On Pentecost this year, let’s make this our story as well. Let’s gather together in prayer and seek to encounter the Holy Spirit. It’s great to watch a video that might help us to open our Spirit to God’s Spirit, but let’s not stop there. Let’s commit to taking time to stop and pray, to ask for a new outpouring of God’s Spirit on us, our parish and faith communities, our clergy, and the entire Church. Let’s come together in Faith, trusting that God may not always change the circumstances we find ourselves in, but that He continually desires to change us. Let us pray for His healing, freedom from fear, and a peace that is beyond all telling.
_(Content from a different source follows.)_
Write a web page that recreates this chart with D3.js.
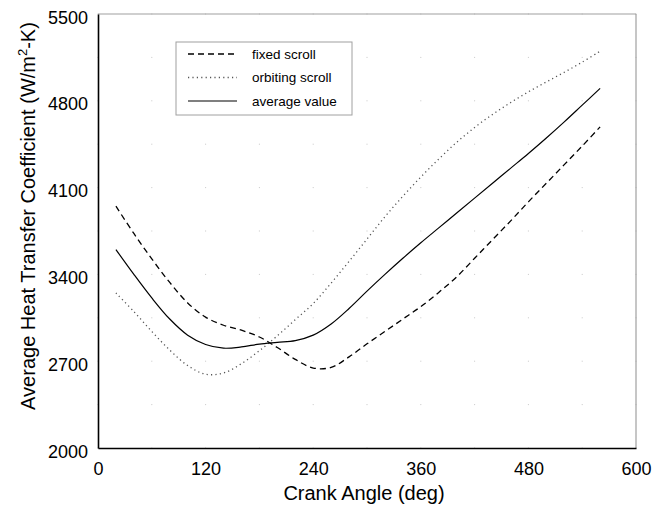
<!DOCTYPE html>
<html><head><meta charset="utf-8">
<script src="https://cdn.jsdelivr.net/npm/d3@7"></script>
<style>body{margin:0;background:#fff}svg{display:block}text{font-family:"Liberation Sans",Arial,sans-serif}</style>
</head><body><svg id="c" width="667" height="506"></svg>
<script>
const angles = [20,40,60,80,100,120,140,160,180,200,220,240,260,280,300,320,340,360,380,400,420,440,460,480,500,520,540,560];
const fixedScroll = [3950,3730,3525,3335,3170,3055,2990,2950,2895,2810,2715,2645,2650,2735,2840,2940,3040,3140,3255,3380,3530,3680,3830,3985,4135,4285,4435,4590];
const orbitingScroll = [3250,3100,2940,2790,2665,2595,2605,2680,2785,2905,3035,3165,3330,3505,3685,3865,4030,4185,4330,4465,4585,4690,4785,4872,4952,5030,5112,5200];
const averageValue = [3600,3400,3210,3040,2910,2835,2805,2815,2838,2852,2866,2910,3000,3125,3265,3400,3530,3655,3775,3895,4015,4135,4255,4375,4500,4630,4765,4900];
const xTicks = [0,120,240,360,480,600];
const yTicks = [2000,2700,3400,4100,4800,5500];
const seriesNames = ["fixed scroll","orbiting scroll","average value"];

const svg = d3.select("#c");
const L=98,R=636,T=14,B=448;
const x = d3.scaleLinear().domain([0,600]).range([L,R]);
const y = d3.scaleLinear().domain([2000,5500]).range([B,T]);

// grid dots
const gx = d3.range(0,601,60), gy = d3.range(2000,5501,350);
const g = svg.append("g");
gx.forEach(a=>gy.forEach(b=>{
  g.append("rect").attr("x",x(a)-0.5).attr("y",y(b)-0.5).attr("width",1).attr("height",1).attr("fill","#c8c8c8");
}));

// frame
svg.append("line").attr("x1",L).attr("x2",R).attr("y1",T).attr("y2",T).attr("stroke","#a0a0a0").attr("stroke-width",1.2);
svg.append("line").attr("x1",R).attr("x2",R).attr("y1",T).attr("y2",B).attr("stroke","#a0a0a0").attr("stroke-width",1.2);

const xa = svg.append("g").attr("transform",`translate(0,${B})`).call(d3.axisBottom(x).tickValues(xTicks).tickSize(0).tickPadding(14).tickFormat(d3.format("d")));
const ya = svg.append("g").attr("transform",`translate(${L},0)`).call(d3.axisLeft(y).tickValues(yTicks).tickSize(0).tickPadding(10).tickFormat(d3.format("d")));
[xa,ya].forEach(a=>{a.select(".domain").attr("stroke","#000").attr("stroke-width",1.6);a.selectAll("text").attr("font-size",18).attr("fill","#000").style("font-family","Liberation Sans, Arial, sans-serif");});
ya.selectAll("text").attr("dy","0.5em");

const line = d3.line().x((d,i)=>x(angles[i])).y(d=>y(d)).curve(d3.curveCatmullRom.alpha(0.5));
const styles = [
  {data:fixedScroll, stroke:"#000", dash:"6,4", w:1.3},
  {data:orbitingScroll, stroke:"#555", dash:"1.2,3.2", w:1.3},
  {data:averageValue, stroke:"#000", dash:null, w:1.2}
];
styles.forEach(s=>{
  svg.append("path").attr("d",line(s.data)).attr("fill","none").attr("stroke",s.stroke).attr("stroke-width",s.w).attr("stroke-dasharray",s.dash);
});

// legend
const lg = svg.append("g");
lg.append("rect").attr("x",176).attr("y",42).attr("width",176).attr("height",73).attr("fill","#fff").attr("stroke","#a0a0a0").attr("stroke-width",1);
styles.forEach((s,i)=>{
  const yy = 54 + i*23.5;
  lg.append("line").attr("x1",188).attr("x2",237).attr("y1",yy).attr("y2",yy).attr("stroke",s.stroke).attr("stroke-width",s.w).attr("stroke-dasharray",s.dash);
  lg.append("text").attr("x",252).attr("y",yy+4.5).attr("font-size",13.5).text(seriesNames[i]);
});

// titles
svg.append("text").attr("x",(L+R)/2-3).attr("y",500).attr("text-anchor","middle").attr("font-size",20).text("Crank Angle (deg)");
const yt = svg.append("text").attr("transform","translate(35,216) rotate(-90)").attr("text-anchor","middle").attr("font-size",20);
yt.append("tspan").text("Average Heat Transfer Coefficient (W/m");
yt.append("tspan").attr("font-size",13).attr("dy",-8).text("2");
yt.append("tspan").attr("dy",8).text("-K)");
</script></body></html>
We are convinced that many of the unplanned encounters that occur during our pilgrimages are arranged by the Holy Spirit — these encounters amaze, enrich and change us beyond anything that we could have planned.  

Many of our pilgrimages that start in Rome begin with a visit to the Basilica di Santo Spirito – the Basilica of the Holy Spirit – for mass and confessions.  (Photo, right) The basilica also serves as the official sanctuary of Divine Mercy. What a wonderful way to begin a pilgrimage — Come Holy Spirit!